**Records excerpted from a collection**
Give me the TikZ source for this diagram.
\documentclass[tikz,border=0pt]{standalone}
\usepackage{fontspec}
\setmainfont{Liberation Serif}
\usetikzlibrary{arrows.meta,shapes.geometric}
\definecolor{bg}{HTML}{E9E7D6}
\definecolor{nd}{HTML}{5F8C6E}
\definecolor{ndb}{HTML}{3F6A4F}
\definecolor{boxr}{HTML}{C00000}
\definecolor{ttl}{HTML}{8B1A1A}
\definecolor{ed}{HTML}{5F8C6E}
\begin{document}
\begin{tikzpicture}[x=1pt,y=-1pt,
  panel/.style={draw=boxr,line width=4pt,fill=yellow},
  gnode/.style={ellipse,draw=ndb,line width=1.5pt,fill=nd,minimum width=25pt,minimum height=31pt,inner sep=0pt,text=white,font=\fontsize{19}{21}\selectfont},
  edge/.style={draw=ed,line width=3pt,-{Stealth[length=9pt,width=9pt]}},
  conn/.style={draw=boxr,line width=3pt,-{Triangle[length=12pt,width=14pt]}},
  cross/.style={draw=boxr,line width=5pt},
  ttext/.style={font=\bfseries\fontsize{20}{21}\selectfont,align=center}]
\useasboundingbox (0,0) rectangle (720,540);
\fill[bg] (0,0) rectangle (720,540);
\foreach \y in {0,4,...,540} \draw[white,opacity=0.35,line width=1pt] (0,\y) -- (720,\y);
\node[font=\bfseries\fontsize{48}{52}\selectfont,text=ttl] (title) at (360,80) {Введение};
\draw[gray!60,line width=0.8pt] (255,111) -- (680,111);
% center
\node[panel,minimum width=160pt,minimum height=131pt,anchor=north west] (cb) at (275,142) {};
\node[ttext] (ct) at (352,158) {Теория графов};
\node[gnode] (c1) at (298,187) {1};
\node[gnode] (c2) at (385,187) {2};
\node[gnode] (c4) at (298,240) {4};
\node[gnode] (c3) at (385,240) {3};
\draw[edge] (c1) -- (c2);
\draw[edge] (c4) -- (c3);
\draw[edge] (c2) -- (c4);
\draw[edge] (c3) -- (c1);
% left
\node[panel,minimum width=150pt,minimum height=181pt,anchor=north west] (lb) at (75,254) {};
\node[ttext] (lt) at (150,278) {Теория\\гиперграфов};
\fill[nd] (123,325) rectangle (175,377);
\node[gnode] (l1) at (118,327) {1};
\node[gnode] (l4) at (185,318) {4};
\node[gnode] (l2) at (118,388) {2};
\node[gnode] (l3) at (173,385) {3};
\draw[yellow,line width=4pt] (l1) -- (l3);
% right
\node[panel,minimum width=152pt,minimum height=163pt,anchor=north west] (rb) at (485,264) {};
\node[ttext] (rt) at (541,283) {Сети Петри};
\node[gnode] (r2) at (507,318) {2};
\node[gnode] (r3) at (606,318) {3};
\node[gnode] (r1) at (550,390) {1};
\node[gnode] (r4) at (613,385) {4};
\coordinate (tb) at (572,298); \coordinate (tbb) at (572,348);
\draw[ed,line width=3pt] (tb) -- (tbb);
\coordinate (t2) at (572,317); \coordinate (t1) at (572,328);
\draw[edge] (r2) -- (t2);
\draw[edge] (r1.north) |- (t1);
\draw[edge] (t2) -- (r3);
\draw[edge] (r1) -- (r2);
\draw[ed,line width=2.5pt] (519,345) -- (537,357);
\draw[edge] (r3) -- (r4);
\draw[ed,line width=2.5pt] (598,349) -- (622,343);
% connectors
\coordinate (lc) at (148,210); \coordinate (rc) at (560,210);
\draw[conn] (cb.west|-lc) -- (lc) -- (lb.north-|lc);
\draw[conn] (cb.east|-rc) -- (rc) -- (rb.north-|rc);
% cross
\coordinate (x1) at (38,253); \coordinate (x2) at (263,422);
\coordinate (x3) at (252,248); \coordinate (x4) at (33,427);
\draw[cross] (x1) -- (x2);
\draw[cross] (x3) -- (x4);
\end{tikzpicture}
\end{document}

--

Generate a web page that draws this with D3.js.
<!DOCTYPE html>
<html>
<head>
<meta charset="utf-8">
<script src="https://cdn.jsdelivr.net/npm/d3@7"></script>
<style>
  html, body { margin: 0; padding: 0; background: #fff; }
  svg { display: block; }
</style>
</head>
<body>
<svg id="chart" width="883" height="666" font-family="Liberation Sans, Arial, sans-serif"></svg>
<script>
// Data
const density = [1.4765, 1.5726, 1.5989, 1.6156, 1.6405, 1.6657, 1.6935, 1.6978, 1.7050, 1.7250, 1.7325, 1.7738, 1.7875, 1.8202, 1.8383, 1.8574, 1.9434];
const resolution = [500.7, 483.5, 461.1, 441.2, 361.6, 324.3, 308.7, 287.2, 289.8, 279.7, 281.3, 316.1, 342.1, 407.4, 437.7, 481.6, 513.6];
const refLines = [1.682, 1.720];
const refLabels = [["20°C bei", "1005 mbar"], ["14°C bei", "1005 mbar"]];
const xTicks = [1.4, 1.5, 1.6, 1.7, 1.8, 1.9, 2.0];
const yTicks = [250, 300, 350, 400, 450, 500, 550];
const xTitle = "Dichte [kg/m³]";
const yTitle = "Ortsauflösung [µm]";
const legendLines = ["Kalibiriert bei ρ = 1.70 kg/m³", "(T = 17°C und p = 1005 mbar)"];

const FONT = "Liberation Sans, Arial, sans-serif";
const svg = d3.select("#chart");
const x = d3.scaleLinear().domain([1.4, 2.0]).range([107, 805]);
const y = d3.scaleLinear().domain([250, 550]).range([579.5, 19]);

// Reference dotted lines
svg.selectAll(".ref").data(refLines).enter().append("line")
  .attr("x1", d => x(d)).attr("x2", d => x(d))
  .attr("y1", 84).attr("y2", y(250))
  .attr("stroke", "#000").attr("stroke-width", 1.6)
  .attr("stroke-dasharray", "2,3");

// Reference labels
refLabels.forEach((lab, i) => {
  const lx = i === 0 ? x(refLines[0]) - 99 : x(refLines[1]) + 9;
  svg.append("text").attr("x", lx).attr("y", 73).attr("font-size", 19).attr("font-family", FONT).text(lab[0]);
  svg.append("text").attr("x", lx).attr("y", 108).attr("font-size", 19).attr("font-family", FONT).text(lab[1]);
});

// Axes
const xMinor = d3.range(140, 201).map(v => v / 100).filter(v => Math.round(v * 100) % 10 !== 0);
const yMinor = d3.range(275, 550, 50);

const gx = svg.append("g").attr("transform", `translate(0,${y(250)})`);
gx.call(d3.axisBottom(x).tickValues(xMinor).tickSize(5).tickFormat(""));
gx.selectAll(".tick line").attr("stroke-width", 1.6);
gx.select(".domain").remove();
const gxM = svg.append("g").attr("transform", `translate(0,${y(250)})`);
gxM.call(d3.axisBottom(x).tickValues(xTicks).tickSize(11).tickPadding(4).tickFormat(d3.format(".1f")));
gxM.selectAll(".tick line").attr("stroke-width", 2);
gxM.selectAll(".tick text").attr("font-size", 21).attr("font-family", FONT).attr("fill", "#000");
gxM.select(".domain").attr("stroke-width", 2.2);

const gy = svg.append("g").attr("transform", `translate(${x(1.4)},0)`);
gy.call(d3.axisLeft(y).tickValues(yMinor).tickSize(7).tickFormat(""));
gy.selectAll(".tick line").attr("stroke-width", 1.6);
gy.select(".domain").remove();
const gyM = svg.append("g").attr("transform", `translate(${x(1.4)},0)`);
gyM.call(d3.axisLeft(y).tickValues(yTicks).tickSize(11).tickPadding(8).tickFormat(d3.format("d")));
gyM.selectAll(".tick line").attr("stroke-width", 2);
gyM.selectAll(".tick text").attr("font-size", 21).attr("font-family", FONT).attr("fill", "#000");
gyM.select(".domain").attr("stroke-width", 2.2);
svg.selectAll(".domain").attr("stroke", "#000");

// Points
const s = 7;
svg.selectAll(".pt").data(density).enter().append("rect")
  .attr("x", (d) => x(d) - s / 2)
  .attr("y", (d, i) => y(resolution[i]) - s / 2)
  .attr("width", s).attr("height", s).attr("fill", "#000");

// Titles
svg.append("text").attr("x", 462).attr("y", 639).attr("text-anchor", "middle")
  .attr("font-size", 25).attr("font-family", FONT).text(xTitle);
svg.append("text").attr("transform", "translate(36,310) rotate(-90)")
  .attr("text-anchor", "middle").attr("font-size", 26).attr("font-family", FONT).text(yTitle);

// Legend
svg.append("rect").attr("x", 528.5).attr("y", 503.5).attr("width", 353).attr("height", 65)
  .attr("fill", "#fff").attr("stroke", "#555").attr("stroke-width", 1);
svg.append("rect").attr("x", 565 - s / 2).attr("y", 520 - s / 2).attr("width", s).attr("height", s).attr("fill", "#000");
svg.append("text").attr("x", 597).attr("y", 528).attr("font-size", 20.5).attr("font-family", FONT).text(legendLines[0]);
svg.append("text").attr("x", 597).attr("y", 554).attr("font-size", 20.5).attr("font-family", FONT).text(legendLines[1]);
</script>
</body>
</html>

**Problem statement**
In the material above, find the lines that contain "this" and show them.

**Completed task**
Give me the TikZ source for this diagram.
Generate a web page that draws this with D3.js.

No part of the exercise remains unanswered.